I had not had news of Françoise Dior for about two years when suddenly (yesterday) a letter came from her. She has apparently left Ducey — perhaps sold her house there for a letter of mine to her came back to me with the mention “no longer at this address.” She is living in Paris, with her now grown-up daughter (who must be now about 22 years old). Her address is [address omitted].
She is in touch with people of our ideas and faith, and seems happy. I am going to write to her, and feel sure she would be delighted to have news of you — or better so, a visit from you at her flat if ever you go to Paris on your way to Austria.
I have begun another book that I shall (probably) call Ironies et paradoxes de l’Histoire et de la legende. I have begun the second chapter about “Lies in History” (beginning with the many mendacious inscriptions of Rameses II in the thirteenth century BC and the famous blatantly mendacious Stele put up by Esharhaddon, King of Assyria (seventh century BC) at Nahr-el-Kalb in Syria (Tarhaka of Egypt is depicted there on all fours, licking the conqueror’s mantle rim, while in reality the two men never as much as met.
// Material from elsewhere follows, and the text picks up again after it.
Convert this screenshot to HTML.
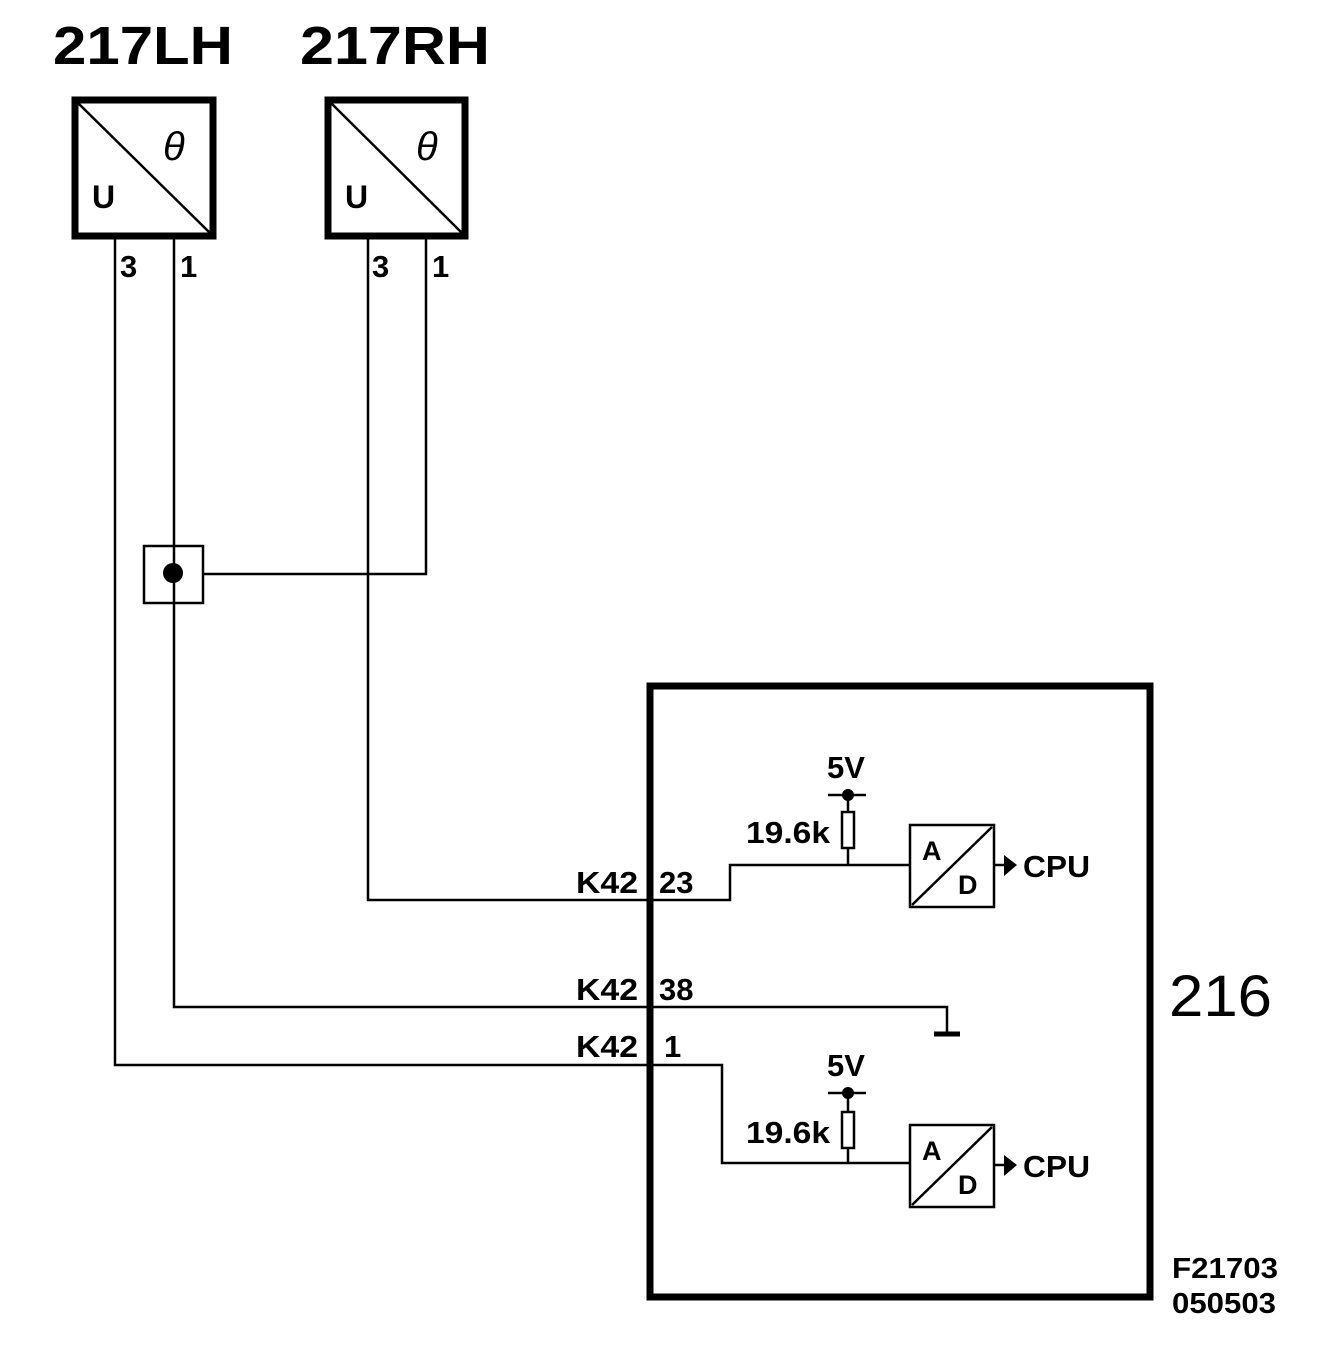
<!DOCTYPE html>
<html><head><style>body{margin:0;background:#fff}</style></head><body>
<svg width="1328" height="1342" viewBox="0 0 1328 1342" xmlns="http://www.w3.org/2000/svg" font-family="Liberation Sans, sans-serif" font-weight="bold">
<g fill="none" stroke="#000">
<rect x="75" y="100" width="138" height="136" stroke-width="7"/>
<line x1="78" y1="103" x2="210" y2="233" stroke-width="2.5"/>
<rect x="328" y="100" width="137" height="136" stroke-width="7"/>
<line x1="331" y1="103" x2="462" y2="233" stroke-width="2.5"/>
<g stroke-width="2.5">
<polyline points="115,239 115,1065 722,1065 722,1163 910,1163"/>
<polyline points="174,239 174,1007 947,1007 947,1033"/>
<polyline points="368,239 368,900 730,900 730,865 910,865"/>
<polyline points="426,239 426,574 203,574"/>
<rect x="144" y="546" width="59" height="57"/>
<line x1="848" y1="795" x2="848" y2="865"/>
<line x1="828" y1="795" x2="866" y2="795"/>
<rect x="842" y="812" width="12" height="36" fill="#fff"/>
<rect x="910" y="825" width="84" height="82"/>
<line x1="912" y1="905" x2="992" y2="827"/>
<line x1="994" y1="865" x2="1005" y2="865"/>
<line x1="848" y1="1093" x2="848" y2="1163"/>
<line x1="828" y1="1093" x2="866" y2="1093"/>
<rect x="842" y="1112" width="12" height="36" fill="#fff"/>
<rect x="910" y="1125" width="84" height="82"/>
<line x1="912" y1="1205" x2="992" y2="1127"/>
<line x1="994" y1="1165" x2="1005" y2="1165"/>
</g>
<line x1="934" y1="1034" x2="960" y2="1034" stroke-width="5"/>
<rect x="650" y="686" width="500" height="611" stroke-width="7"/>
</g>
<g fill="#000">
<circle cx="173" cy="573" r="10"/>
<circle cx="848" cy="795" r="6"/>
<circle cx="848" cy="1093" r="6"/>
<polygon points="1004,855 1017,865 1004,876"/>
<polygon points="1004,1155 1017,1165 1004,1176"/>
<text x="53" y="64" font-size="54" textLength="180" lengthAdjust="spacingAndGlyphs">217LH</text>
<text x="300" y="64" font-size="54" textLength="190" lengthAdjust="spacingAndGlyphs">217RH</text>
<text x="92" y="208" font-size="32">U</text>
<text x="345" y="208" font-size="32">U</text>
<text x="163" y="160" font-size="40" font-style="italic" font-weight="normal">θ</text>
<text x="416" y="160" font-size="40" font-style="italic" font-weight="normal">θ</text>
<text x="120" y="277" font-size="31">3</text>
<text x="180" y="277" font-size="31">1</text>
<text x="372" y="277" font-size="31">3</text>
<text x="432" y="277" font-size="31">1</text>
<g font-size="31">
<text x="576" y="893" textLength="62" lengthAdjust="spacingAndGlyphs">K42</text><text x="659" y="893">23</text>
<text x="576" y="1000" textLength="62" lengthAdjust="spacingAndGlyphs">K42</text><text x="659" y="1000">38</text>
<text x="576" y="1057" textLength="62" lengthAdjust="spacingAndGlyphs">K42</text><text x="664" y="1057">1</text>
<text x="827" y="778">5V</text><text x="827" y="1076">5V</text>
<text x="746" y="843" textLength="84" lengthAdjust="spacingAndGlyphs">19.6k</text><text x="746" y="1143" textLength="84" lengthAdjust="spacingAndGlyphs">19.6k</text>
<text x="922" y="860" font-size="27">A</text><text x="958" y="894" font-size="27">D</text>
<text x="922" y="1160" font-size="27">A</text><text x="958" y="1194" font-size="27">D</text>
<text x="1023" y="877" textLength="67" lengthAdjust="spacingAndGlyphs">CPU</text><text x="1023" y="1177" textLength="67" lengthAdjust="spacingAndGlyphs">CPU</text>
</g>
<text x="1169" y="1016" font-size="58" font-weight="normal" textLength="103" lengthAdjust="spacingAndGlyphs">216</text>
<text x="1172" y="1278" font-size="29" textLength="106" lengthAdjust="spacingAndGlyphs">F21703</text>
<text x="1172" y="1313" font-size="29" textLength="104" lengthAdjust="spacingAndGlyphs">050503</text>
</g>
</svg>
</body></html>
Tarhaka fled to Napata [Sudan] when Esharaddon was not yet in Upper Egypt!) But the Assyrian King wished to “impress” the Syrians he had conquered with his invincible strength and prowess (War propaganda!)). You have I presume heard of the recent books about more recent “war propaganda” — Arthur Butz’s The Hoax of the Twentieth Century and Thies Christopherson’s The Auschwitz Lie (with a preface by Manfred Roeder). I can send you the latter booklet if you have not already got it from the library of the N.S.W.P.P. (National Socialist White People’s Party, U.S.A.).
Mind you, I once believed the lie. But that did not in the least shake my National Socialist faith. I just could not have cared less. As a fact, as long as men so shamelessly treat living Nature — have slaughterhouses, experiments on live creatures, the fish industry — think of the poor seals in Canada! I refuse to sympathize with human victims of man’s cruelty or violence save when these happen to be my own brothers in faith (other Aryans believing in our values).
My love to your daughter. With the ritual greeting of the faithful.
Savitri Dêvi Mukherji
Excuse my bad writing. My hand still pains.
 From a transcription by the recipient. The latter half of the original is extant.